[Charts and diagrams as code]
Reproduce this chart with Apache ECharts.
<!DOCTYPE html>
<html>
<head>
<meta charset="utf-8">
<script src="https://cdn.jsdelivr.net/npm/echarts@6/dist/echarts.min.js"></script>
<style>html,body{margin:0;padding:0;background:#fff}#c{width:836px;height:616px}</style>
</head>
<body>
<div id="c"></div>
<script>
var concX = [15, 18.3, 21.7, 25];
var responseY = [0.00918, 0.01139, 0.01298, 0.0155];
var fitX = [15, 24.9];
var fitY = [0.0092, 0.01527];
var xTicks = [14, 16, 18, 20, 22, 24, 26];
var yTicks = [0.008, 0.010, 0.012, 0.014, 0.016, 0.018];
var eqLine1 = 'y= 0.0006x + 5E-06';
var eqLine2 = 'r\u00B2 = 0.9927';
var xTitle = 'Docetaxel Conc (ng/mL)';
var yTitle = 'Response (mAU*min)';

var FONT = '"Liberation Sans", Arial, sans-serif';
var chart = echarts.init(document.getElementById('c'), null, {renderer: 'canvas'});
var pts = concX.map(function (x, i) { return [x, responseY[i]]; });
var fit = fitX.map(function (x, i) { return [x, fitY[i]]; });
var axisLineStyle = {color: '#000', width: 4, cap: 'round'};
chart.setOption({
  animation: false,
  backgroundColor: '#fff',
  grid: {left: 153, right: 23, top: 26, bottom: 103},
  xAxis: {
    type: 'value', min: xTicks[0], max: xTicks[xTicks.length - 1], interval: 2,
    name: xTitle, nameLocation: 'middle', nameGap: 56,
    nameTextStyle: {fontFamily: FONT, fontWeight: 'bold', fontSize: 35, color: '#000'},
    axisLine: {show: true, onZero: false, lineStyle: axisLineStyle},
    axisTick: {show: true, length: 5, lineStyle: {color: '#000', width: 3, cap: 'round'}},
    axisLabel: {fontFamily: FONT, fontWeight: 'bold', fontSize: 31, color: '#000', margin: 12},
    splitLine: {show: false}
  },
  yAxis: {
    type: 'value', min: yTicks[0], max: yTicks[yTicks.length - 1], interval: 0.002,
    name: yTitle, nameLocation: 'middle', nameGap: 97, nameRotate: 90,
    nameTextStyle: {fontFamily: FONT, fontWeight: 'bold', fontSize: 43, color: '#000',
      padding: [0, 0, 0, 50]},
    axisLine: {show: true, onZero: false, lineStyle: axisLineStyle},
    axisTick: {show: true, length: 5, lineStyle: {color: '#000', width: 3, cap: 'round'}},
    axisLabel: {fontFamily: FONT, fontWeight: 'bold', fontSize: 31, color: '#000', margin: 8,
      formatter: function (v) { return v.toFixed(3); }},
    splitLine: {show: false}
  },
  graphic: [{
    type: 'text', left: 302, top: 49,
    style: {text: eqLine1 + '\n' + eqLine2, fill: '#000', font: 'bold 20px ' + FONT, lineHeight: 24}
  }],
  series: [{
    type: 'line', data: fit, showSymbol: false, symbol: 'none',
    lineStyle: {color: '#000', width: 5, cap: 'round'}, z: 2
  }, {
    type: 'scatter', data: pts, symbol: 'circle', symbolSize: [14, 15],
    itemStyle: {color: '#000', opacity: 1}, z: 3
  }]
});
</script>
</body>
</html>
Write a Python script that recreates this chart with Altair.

> Exercise instructions: Exactly as they appear, retype the lines from the start of the records through the line containing "var yTitle = 'Response (mAU*min)';".

> Solution:
Reproduce this chart with Apache ECharts.
<!DOCTYPE html>
<html>
<head>
<meta charset="utf-8">
<script src="https://cdn.jsdelivr.net/npm/echarts@6/dist/echarts.min.js"></script>
<style>html,body{margin:0;padding:0;background:#fff}#c{width:836px;height:616px}</style>
</head>
<body>
<div id="c"></div>
<script>
var concX = [15, 18.3, 21.7, 25];
var responseY = [0.00918, 0.01139, 0.01298, 0.0155];
var fitX = [15, 24.9];
var fitY = [0.0092, 0.01527];
var xTicks = [14, 16, 18, 20, 22, 24, 26];
var yTicks = [0.008, 0.010, 0.012, 0.014, 0.016, 0.018];
var eqLine1 = 'y= 0.0006x + 5E-06';
var eqLine2 = 'r\u00B2 = 0.9927';
var xTitle = 'Docetaxel Conc (ng/mL)';
var yTitle = 'Response (mAU*min)';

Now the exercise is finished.